Photovoltaic Solar Electricity (Resource, Performance and Value)
Institute for Energy
The reference laboratory operating under this Action, the European Solar Test Installation (ESTI), performs a crucial role for solving the technical and scientific issues raised by the large-scale implementation of photovoltaic generators (an anticipated 12% of European electricity supply by 2020). The Action will determine performance and longevity of photovoltaic technologies by calibration and the use of new accelerated ageing techniques, in particular for 2nd and 3rd generation devices (thin-film, high-efficiency and low-cost). This will enable photovoltaic enterprises (manufacturing, system integrators, utilities and financial investors) to establish in a harmonized way the energy performance of power plants throughout their life-time. The Action will also perform research on ultra-efficient solar cells, and support the development of such new technologies by performance verification and calibration. Assessments of solar resources will feedback into cost-calculations on a regional scale and into modelling of dispatch issues in European grid networks.
1. The implementation of the traceability chain from primary SI references to the verification of the power and energy generation of photovoltaic devices through development of experimental methods suitable for international standardisation, and the dissemination of such methods to the research community, industry and end users.
2. The lifetime of a photovoltaic module is one of three key factors determining the generation costs of solar electricity.
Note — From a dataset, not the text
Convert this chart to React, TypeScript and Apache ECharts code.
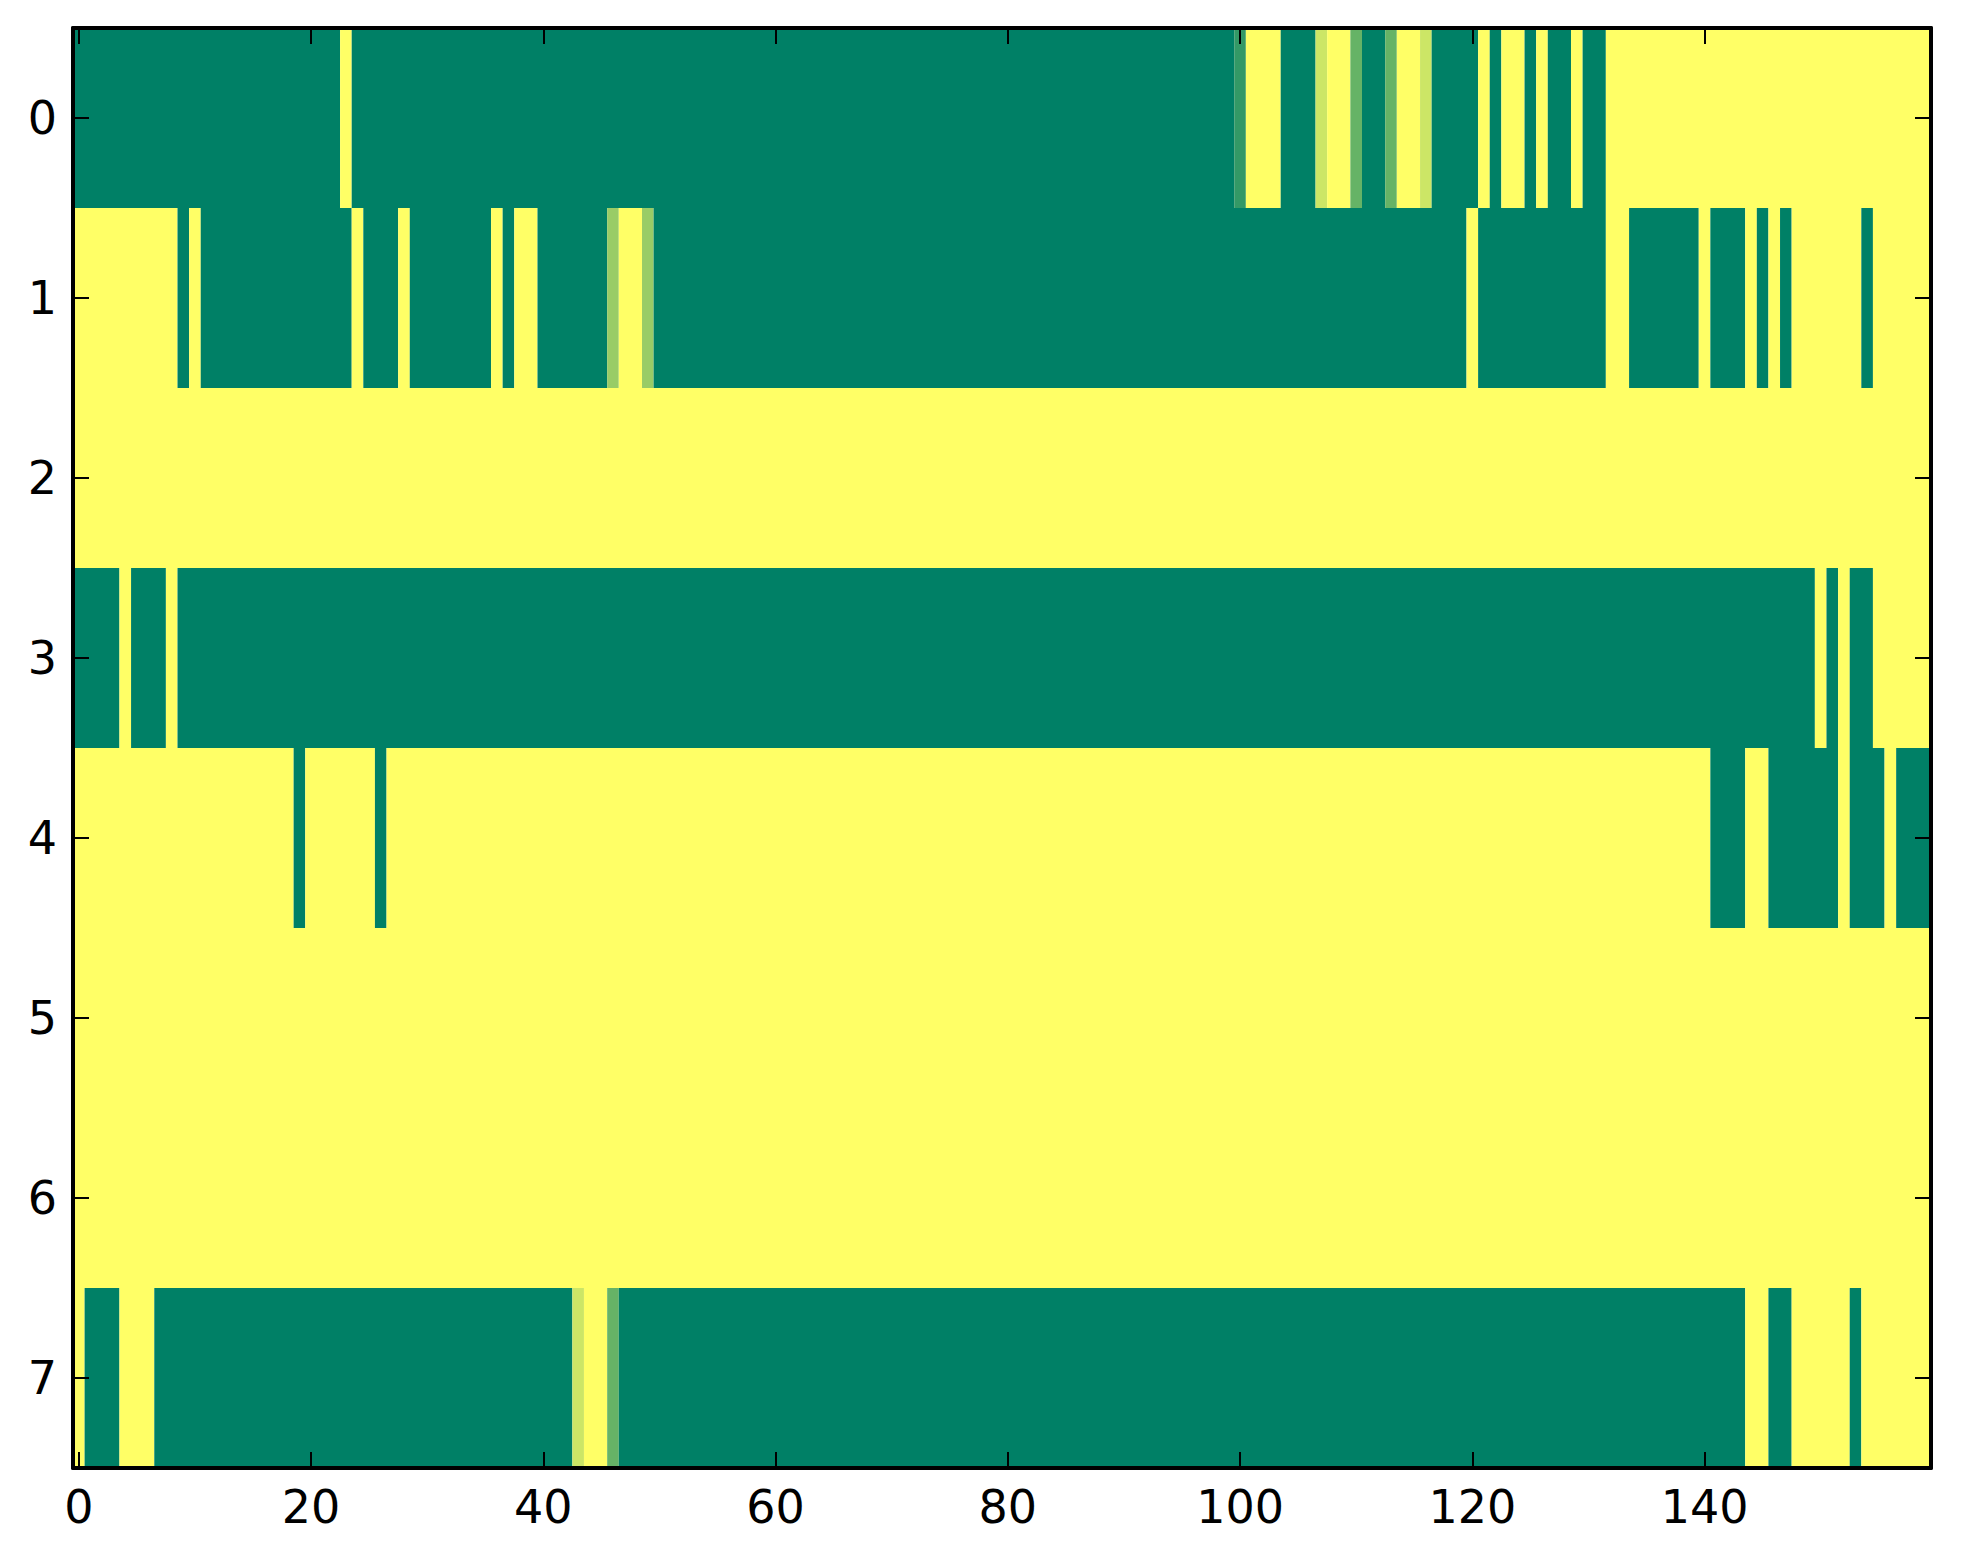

The action will develop means to determine the ageing and acceleration factors required to predict the end-of-life condition of photovoltaic modules. The activation energies and critical stress factors in the life-time of photovoltaic components, in particular thin-film materials, will be investigated.
3. Establishment of an integrated method for the energy output of new generation photovoltaic modules, particularly thin-film technologies. A systematic study will be made of material performance characteristic in operational conditions, with particular attention to integrating the results in a life time energy rating parameter. This will enable comparison of performance within module families, as well as evaluation and comparison between different technologies and will feed into international standards and norms.
4. The Photovoltaic Geographic Information System (PVGIS) is a system for estimating the solar energy resource and making knowledge available to the public. As part of this work PVGIS will develop high resolution databases of solar radiation. The GIS analysis will provide the platform to integrate traceability, energy rating and life-time assessment and to develop standards in a single integrated system. Supplementary data on temperature will allow the assessment of performance degradation. The impacts of large scale deployment on existing European electricity grids will be analysed..
5. Exploratory Research will address new material concepts high efficiency solar cells and next generation materials. The focus will be on innovative photon absorption approaches such as selective emitters, photon up/down converters and polymer based devices. New experimental apparatus for the characterisation of high efficiency multi- junction solar cells and indoor characterisation of concentrator cells will be developed. These studies feed back to the research community as measurement methods for the future generations of solar cells.